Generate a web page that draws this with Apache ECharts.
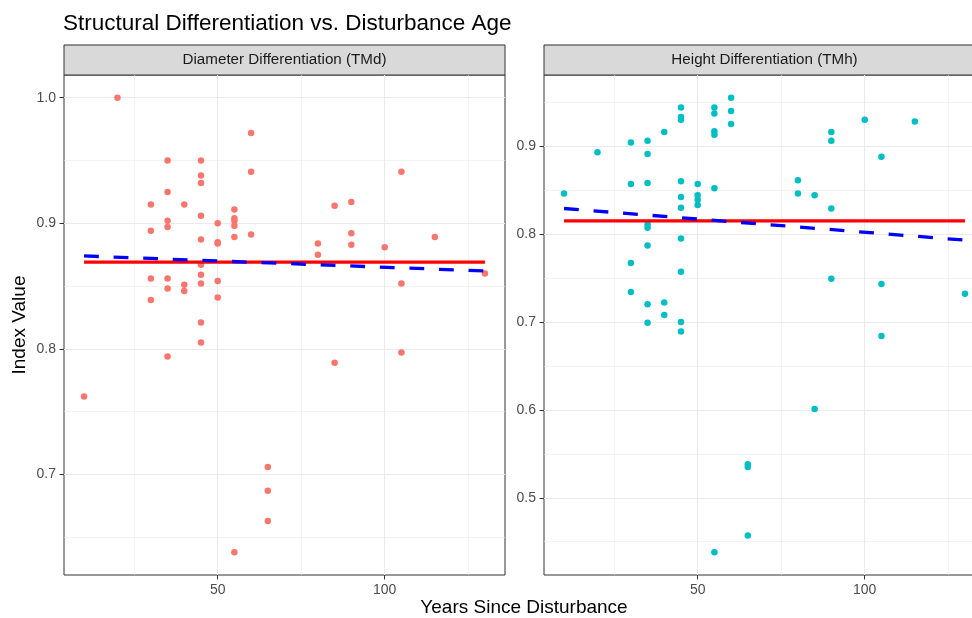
<!DOCTYPE html>
<html>
<head>
<meta charset="utf-8">
<script src="https://cdn.jsdelivr.net/npm/echarts@6/dist/echarts.min.js"></script>
<style>
  html, body { margin: 0; padding: 0; background: #fff; }
  #main { width: 972px; height: 618px; }
</style>
</head>
<body>
<div id="main"></div>
<script>
// 数据：两个分面共用的年份与指数值
var yearsTMd = [10, 20, 30, 30, 30, 30, 35, 35, 35, 35, 35, 35, 35, 40, 40, 40,
  45, 45, 45, 45, 45, 45, 45, 45, 45, 45, 50, 50, 50, 50, 50,
  55, 55, 55, 55, 55, 55, 60, 60, 60, 65, 65, 65, 80, 80, 85, 85,
  90, 90, 90, 100, 105, 105, 105, 115, 130];
var valuesTMd = [0.762, 1.000, 0.915, 0.894, 0.856, 0.839, 0.950, 0.925, 0.902, 0.897, 0.856, 0.848, 0.794, 0.915, 0.851, 0.846,
  0.950, 0.938, 0.932, 0.906, 0.887, 0.867, 0.859, 0.852, 0.821, 0.805, 0.900, 0.885, 0.884, 0.854, 0.841,
  0.911, 0.904, 0.902, 0.898, 0.889, 0.638, 0.972, 0.941, 0.891, 0.706, 0.687, 0.663, 0.884, 0.875, 0.914, 0.789,
  0.917, 0.892, 0.883, 0.881, 0.941, 0.852, 0.797, 0.889, 0.860];

var yearsTMh = [10, 20, 30, 30, 30, 30, 35, 35, 35, 35, 35, 35, 35, 35, 40, 40, 40,
  45, 45, 45, 45, 45, 45, 45, 45, 45, 45, 50, 50, 50, 50,
  55, 55, 55, 55, 55, 55, 60, 60, 60, 65, 65, 65, 80, 80, 85, 85,
  90, 90, 90, 90, 100, 105, 105, 105, 115, 130];
var valuesTMh = [0.846, 0.893, 0.904, 0.857, 0.767, 0.734, 0.906, 0.891, 0.858, 0.811, 0.807, 0.787, 0.720, 0.699, 0.916, 0.722, 0.708,
  0.944, 0.933, 0.930, 0.860, 0.842, 0.830, 0.795, 0.757, 0.700, 0.689, 0.857, 0.844, 0.839, 0.833,
  0.944, 0.937, 0.917, 0.913, 0.852, 0.438, 0.955, 0.940, 0.925, 0.538, 0.535, 0.457, 0.861, 0.846, 0.844, 0.601,
  0.916, 0.906, 0.829, 0.749, 0.930, 0.888, 0.743, 0.684, 0.928, 0.732];

// 参考线（红色为均值，蓝色虚线为线性趋势）
var lineYears = [10, 130];
var meanTMd = 0.869;
var trendTMd = [0.874, 0.862];
var meanTMh = 0.815;
var trendTMh = [0.829, 0.793];

// 刻度
var xMajor = [50, 100];
var xMinor = [25, 75, 125];
var yMajorTMd = [0.7, 0.8, 0.9, 1.0];
var yMinorTMd = [0.65, 0.75, 0.85, 0.95];
var yMajorTMh = [0.5, 0.6, 0.7, 0.8, 0.9];
var yMinorTMh = [0.45, 0.55, 0.65, 0.75, 0.85, 0.95];

var FONT = 'Liberation Sans, Arial, sans-serif';

function zip(xs, ys) {
  return xs.map(function (x, i) { return [x, ys[i]]; });
}
// ggplot 默认 5% 扩展
function expand(arr) {
  var mn = Math.min.apply(null, arr), mx = Math.max.apply(null, arr), d = (mx - mn) * 0.05;
  return [mn - d, mx + d];
}
var xr = expand(yearsTMd.concat(yearsTMh));
var yrTMd = expand(valuesTMd);
var yrTMh = expand(valuesTMh);

function gridLines(idx, yMajor, yMinor) {
  var data = [];
  xMinor.forEach(function (v) { data.push({ xAxis: v, lineStyle: { width: 0.6 } }); });
  yMinor.forEach(function (v) { data.push({ yAxis: v, lineStyle: { width: 0.6 } }); });
  xMajor.forEach(function (v) { data.push({ xAxis: v, lineStyle: { width: 1.1 } }); });
  yMajor.forEach(function (v) { data.push({ yAxis: v, lineStyle: { width: 1.1 } }); });
  return {
    type: 'line', xAxisIndex: idx, yAxisIndex: idx, data: [], silent: true,
    markLine: {
      silent: true, z: 1, animation: false, symbol: ['none', 'none'],
      label: { show: false }, emphasis: { disabled: true },
      lineStyle: { color: '#EBEBEB', type: 'solid' },
      data: data
    }
  };
}

function xAxisOpt(idx) {
  return {
    type: 'value', gridIndex: idx, min: xr[0], max: xr[1],
    axisLine: { show: false },
    axisTick: { show: true, length: 4.5, lineStyle: { color: '#333' }, customValues: xMajor },
    axisLabel: { color: '#4D4D4D', fontSize: 14, fontFamily: FONT, margin: 8, customValues: xMajor },
    splitLine: { show: false }
  };
}
function yAxisOpt(idx, range, major) {
  return {
    type: 'value', gridIndex: idx, min: range[0], max: range[1],
    axisLine: { show: false },
    axisTick: { show: true, length: 4.5, lineStyle: { color: '#333' }, customValues: major },
    axisLabel: { color: '#4D4D4D', fontSize: 14, fontFamily: FONT, margin: 8, customValues: major,
      formatter: function (v) { return v.toFixed(1); } },
    splitLine: { show: false }
  };
}

var myChart = echarts.init(document.getElementById('main'));

var yLeft = yAxisOpt(0, yrTMd, yMajorTMd);
yLeft.name = 'Index Value';
yLeft.nameLocation = 'middle';
yLeft.nameRotate = 90;
yLeft.nameGap = 35;
yLeft.nameTextStyle = { color: '#000', fontSize: 19, fontFamily: FONT };

var option = {
  animation: false,
  backgroundColor: '#fff',
  grid: [
    { left: 64, top: 75, width: 441, height: 500, outerBoundsMode: 'none', containLabel: false,
      show: true, borderColor: '#333', borderWidth: 1, backgroundColor: 'transparent' },
    { left: 544, top: 75, width: 441, height: 500, outerBoundsMode: 'none', containLabel: false,
      show: true, borderColor: '#333', borderWidth: 1, backgroundColor: 'transparent' }
  ],
  xAxis: [xAxisOpt(0), xAxisOpt(1)],
  yAxis: [yLeft, yAxisOpt(1, yrTMh, yMajorTMh)],
  graphic: [
    { type: 'text', x: 63, y: 24, style: { text: 'Structural Differentiation vs. Disturbance Age', fill: '#000', font: '22.5px ' + FONT, textAlign: 'left', textVerticalAlign: 'middle' } },
    { type: 'rect', shape: { x: 64, y: 45, width: 441, height: 30 }, style: { fill: '#D9D9D9', stroke: '#333', lineWidth: 1 } },
    { type: 'text', x: 284.5, y: 60, style: { text: 'Diameter Differentiation (TMd)', fill: '#1A1A1A', font: '15.2px ' + FONT, textAlign: 'center', textVerticalAlign: 'middle' } },
    { type: 'rect', shape: { x: 544, y: 45, width: 441, height: 30 }, style: { fill: '#D9D9D9', stroke: '#333', lineWidth: 1 } },
    { type: 'text', x: 764.5, y: 60, style: { text: 'Height Differentiation (TMh)', fill: '#1A1A1A', font: '15.2px ' + FONT, textAlign: 'center', textVerticalAlign: 'middle' } },
    { type: 'text', x: 524, y: 608, style: { text: 'Years Since Disturbance', fill: '#000', font: '19px ' + FONT, textAlign: 'center', textVerticalAlign: 'middle' } }
  ],
  series: [
    gridLines(0, yMajorTMd, yMinorTMd),
    gridLines(1, yMajorTMh, yMinorTMh),
    {
      type: 'scatter', xAxisIndex: 0, yAxisIndex: 0, z: 2,
      symbolSize: 6.5, itemStyle: { color: '#F8766D', opacity: 1 },
      data: zip(yearsTMd, valuesTMd)
    },
    {
      type: 'scatter', xAxisIndex: 1, yAxisIndex: 1, z: 2,
      symbolSize: 6.5, itemStyle: { color: '#00BFC4', opacity: 1 },
      data: zip(yearsTMh, valuesTMh)
    },
    {
      type: 'line', xAxisIndex: 0, yAxisIndex: 0, z: 3, symbol: 'none',
      lineStyle: { color: '#FF0000', width: 3.3 },
      data: zip(lineYears, [meanTMd, meanTMd])
    },
    {
      type: 'line', xAxisIndex: 1, yAxisIndex: 1, z: 3, symbol: 'none',
      lineStyle: { color: '#FF0000', width: 3.3 },
      data: zip(lineYears, [meanTMh, meanTMh])
    },
    {
      type: 'line', xAxisIndex: 0, yAxisIndex: 0, z: 4, symbol: 'none',
      lineStyle: { color: '#0000FF', width: 3.3, type: [14.8, 14.8] },
      data: zip(lineYears, trendTMd)
    },
    {
      type: 'line', xAxisIndex: 1, yAxisIndex: 1, z: 4, symbol: 'none',
      lineStyle: { color: '#0000FF', width: 3.3, type: [14.8, 14.8] },
      data: zip(lineYears, trendTMh)
    }
  ]
};

myChart.setOption(option);
</script>
</body>
</html>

=-=-=-=-=

Starting at the top of the listing above, reproduce each line up to and including the one with "0.917, 0.892, 0.883, 0.881, 0.941, 0.852, 0.797, 0.889, 0.860];"; omit the pictures.

Generate a web page that draws this with Apache ECharts.
<!DOCTYPE html>
<html>
<head>
<meta charset="utf-8">
<script src="https://cdn.jsdelivr.net/npm/echarts@6/dist/echarts.min.js"></script>
<style>
  html, body { margin: 0; padding: 0; background: #fff; }
  #main { width: 972px; height: 618px; }
</style>
</head>
<body>
<div id="main"></div>
<script>
// 数据：两个分面共用的年份与指数值
var yearsTMd = [10, 20, 30, 30, 30, 30, 35, 35, 35, 35, 35, 35, 35, 40, 40, 40,
  45, 45, 45, 45, 45, 45, 45, 45, 45, 45, 50, 50, 50, 50, 50,
  55, 55, 55, 55, 55, 55, 60, 60, 60, 65, 65, 65, 80, 80, 85, 85,
  90, 90, 90, 100, 105, 105, 105, 115, 130];
var valuesTMd = [0.762, 1.000, 0.915, 0.894, 0.856, 0.839, 0.950, 0.925, 0.902, 0.897, 0.856, 0.848, 0.794, 0.915, 0.851, 0.846,
  0.950, 0.938, 0.932, 0.906, 0.887, 0.867, 0.859, 0.852, 0.821, 0.805, 0.900, 0.885, 0.884, 0.854, 0.841,
  0.911, 0.904, 0.902, 0.898, 0.889, 0.638, 0.972, 0.941, 0.891, 0.706, 0.687, 0.663, 0.884, 0.875, 0.914, 0.789,
  0.917, 0.892, 0.883, 0.881, 0.941, 0.852, 0.797, 0.889, 0.860];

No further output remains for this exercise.